Во всех странностях Чудака, несомненно, проявлялся определенный характер и воплощалась некая идея. Мы всем семейством долго это обсуждали и дали ему второе имя: Чудак-консерватор, чтобы хоть в малой мере отдать должное неколебимой силе его духа. Но хотя Чудак был тверд и знал, чего хочет, путь его был усыпан не одними розами. Порою и шипы впивались в его чувствительную душу. Когда кто-нибудь брал на фортепьяно меланхолический аккорд, Чудак воспринимал это весьма болезненно и отзывался протестующим воем. Если за это его удаляли на задний двор и затем вновь оскорбляли его слух музыкой, он вытягивался во всю длину (а это что-нибудь да значит) и издавал такой вой, что в гостиной все равно было слышно. Но к Чудаку мы притерпелись, а музыку все очень любили и потому игру не прекращали.
Однажды рано утром Чудак вышел из дому в отличном настроении с неизменной костью в зубах, видимо, как всегда, намереваясь ее закопать. Назавтра его подобрали на рельсах бездыханного — должно быть, его переехал первый утренний трамвай.
МИССИЯ ДОЛОРЕС
Миссии Долорес суждено быть «последним вздохом» старых калифорнийцев. Когда последний испанец смиренно уступит дорогу суетливому янки, он — в моем представлении, — как мавританский король, поднимется на гору с высящейся на ней миссией и в последний раз окинет прощальным взглядом холмистый городок. Он еще долго будет цепко держаться за Пасифик-стрит. И долго еще будет закапываться в каменную грудь Телеграфной горы, пока современная техника не снесет ее до основания. И будет наведываться в трущобы Валехо-стрит, столь ярко свидетельствующие о вымирании народа; но рано или поздно ему придется дать дорогу Прогрессу, и миссия будет последним достоянием, которое выскользнет из его бессильных рук.
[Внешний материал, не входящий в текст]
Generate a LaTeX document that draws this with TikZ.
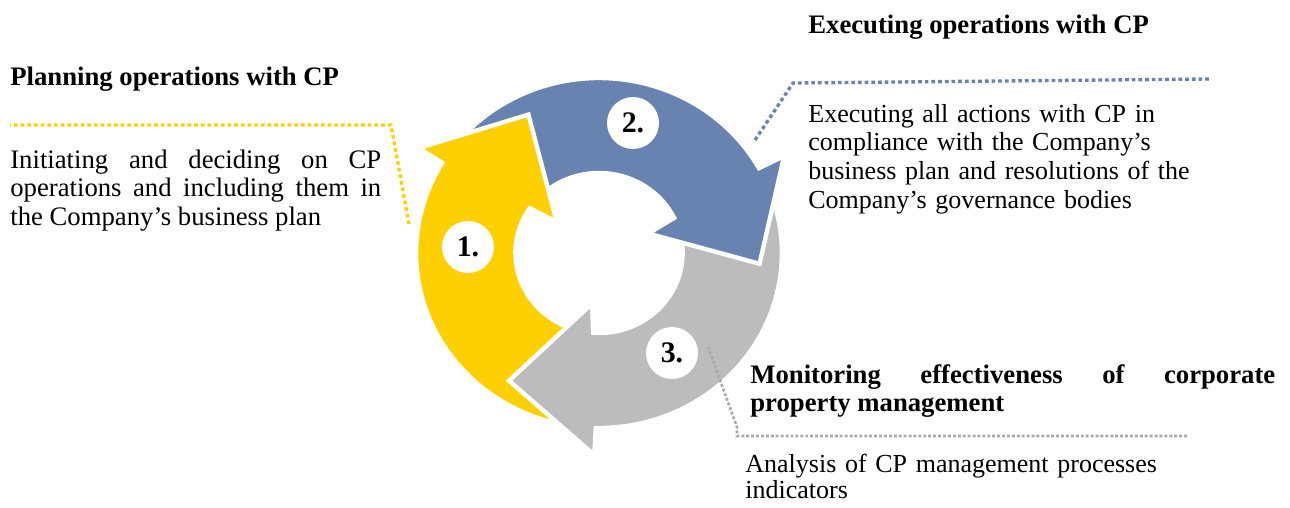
\documentclass[tikz,border=0pt]{standalone}
\usepackage{fontspec}
\setmainfont{Liberation Serif}
\usetikzlibrary{positioning}

\definecolor{cpyellow}{RGB}{255,208,0}
\definecolor{cpblue}{RGB}{104,131,176}
\definecolor{cpgray}{RGB}{188,188,188}
\definecolor{cpdots}{RGB}{170,170,170}

% one arrow of the cycle: colour, neck angle, tail angle
\newcommand{\cyclearrow}[3]{%
  \filldraw[fill=#1,draw=white,line width=2.5pt,line join=miter]
    plot[domain=#3:#2,samples=60] (\x:175)
    -- ({#2-0.3}:202) -- ({#2-33}:154) -- ({#2-6.5}:51) -- ({#2-3}:80)
    -- plot[domain={#2-3}:#3,samples=60] (\x:80) -- cycle;
}

\begin{document}
\begin{tikzpicture}[x=0.02cm,y=-0.02cm,
    title/.style={font=\fontsize{15.2}{16}\selectfont\bfseries,inner sep=0pt},
    body/.style={font=\fontsize{15.2}{16.5}\selectfont,inner sep=0pt},
    numdisc/.style={circle,fill=white,minimum size=1.04cm,inner sep=0pt,
                    font=\fontsize{17}{17}\selectfont\bfseries},
    cpdotted/.style={line width=1.9pt,dash pattern=on 2.1pt off 1.7pt}]
  \useasboundingbox (0,0) rectangle (1290,507);

  % the three arrows of the cycle
  \begin{scope}[shift={(599,253)},x=0.0209cm,y=0.02cm]
    \cyclearrow{cpyellow}{149}{257}
    \cyclearrow{cpblue}{29}{137}
    \cyclearrow{cpgray}{-91}{17}
    % blue head again, over the gray tail
    \begin{scope}
      \clip (0,-260) rectangle (260,260);
      \cyclearrow{cpblue}{29}{137}
    \end{scope}
    % yellow head again, over the blue tail
    \begin{scope}
      \clip (-260,0) rectangle (0,260);
      \cyclearrow{cpyellow}{149}{257}
    \end{scope}
  \end{scope}

  \node[numdisc] (n1) at (468,247) {1.};
  \node[numdisc] (n2) at (633,123) {2.};
  \node[numdisc] (n3) at (672,353) {3.};

  % planning
  \node[title,anchor=base west] (plantitle) at (10,85) {Planning operations with CP};
  \node[body,anchor=base west,text width=7.42cm,align=justify] (plantext) at (10,168)
    {Initiating and deciding on CP\linebreak operations and including them in\linebreak the Company’s business plan};
  \coordinate (planA) at (409,224);
  \coordinate (planB) at (391,125);
  \coordinate (planC) at (10,125);
  \draw[cpdotted,cpyellow] (planA) -- (planB) -- (planC);

  % executing
  \node[title,anchor=base west] (exectitle) at (808,33) {Executing operations with CP};
  \node[body,anchor=base west,text width=8.4cm,align=left,
        font=\fontsize{14.8}{16.5}\selectfont] (exectext) at (808,122)
    {Executing all actions with CP in\\ compliance with the Company’s\\ business plan and resolutions of the\\ Company’s governance bodies};
  \coordinate (execA) at (755,140);
  \coordinate (execB) at (793,83);
  \coordinate (execC) at (1210,79);
  \draw[cpdotted,cpblue] (execA) -- (execB) -- (execC);

  % monitoring
  \node[title,anchor=base west,text width=10.5cm,align=justify] (montitle) at (750,383)
    {Monitoring effectiveness of corporate\linebreak property management};
  \node[body,anchor=base west,text width=9cm,align=left,
        font=\fontsize{14.8}{15.2}\selectfont] (montext) at (745,472)
    {Analysis of CP management processes\\ indicators};
  \coordinate (monA) at (708,347);
  \coordinate (monB) at (737,427);
  \coordinate (monC) at (1187,436);
  \draw[line width=1.5pt,dash pattern=on 1.7pt off 1.1pt,cpdots]
    (monA) -- (monB) |- (monC);
\end{tikzpicture}
\end{document}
В тот ясный денек я смотрел на древнюю часовню, на ее выщербленные стены, так резко контрастирующие с праздничным весенним небом, на ее подагрически скрюченные колонны с отваливающейся, словно рваные бинты, штукатуркой, на ее подслеповатые окна, на разрушающиеся порталы, на белые пятна проказы, проступающие на глинобитных стенах, — и я понял, что жалкой старушке нищенке уже недолго сидеть у дороги, прося Христа ради милостыню. На всей окрестности уже лежит печать обреченности. Гудки локомотивов резко диссонируют с вечерним благовестом. Епископальная церковь в стиле бревенчатой готики с массивными контрфорсами из орегонской сосны кажется издевкой над седой стариной, уже и сейчас вытесняя ее фальшивой подделкой. Увы, перед вторжением города бессильны оказались расположившиеся у стен миссии сельские пристройки, птичники и огороды. И они исчезают. Вместе со смешными глинобитными домишками, крытыми черепицей и похожими на стопки коричных палочек, с двориками, обнесенными изгородями, в которых благоговейно хранится несколько воловьих рогов и обрывков шкур. И я напрасно высматриваю здесь некогда дикого мексиканца, от былого великолепия которого только и остался, что красный кушак под курткой. Недостает мне и черноволосых женщин с отвислыми, дряблыми грудями, одетых в платье, ни фасоном, ни материей не соответствующее сезону, закутанных в шали, являющие безжалостную карикатуру на поэтические испанские мантильи. Всюду проглядывают черты чуждой национальности. У самой часовни выросли железнодорожные мастерские, продымившие всю округу. Гортанный говор вытеснил плавные и шипящие звуки; мне недостает напевных речитативных модуляций в веселых выкриках кучеров дилижансов. «Все на борт!» — кричали они в те добрые старые времена, когда дилижансы ежечасно отправлялись к миссии и такое путешествие было увеселительной прогулкой. У самых ворот храма, на месте тех, «что продавали жертвенных голубок», расположились со своим богомерзким товаром продавцы заводных пауков. Я не вижу сегодня даже старого падре — последнего представителя миссионеров, потомка доброго Хуниперо [42]; вместо него некий белокурый кельт читает заповеди из Вульгаты, обильно насыщенные раскатистым «р». Добрый пастырь, помяни в своих молитвах чужеземца и еретика!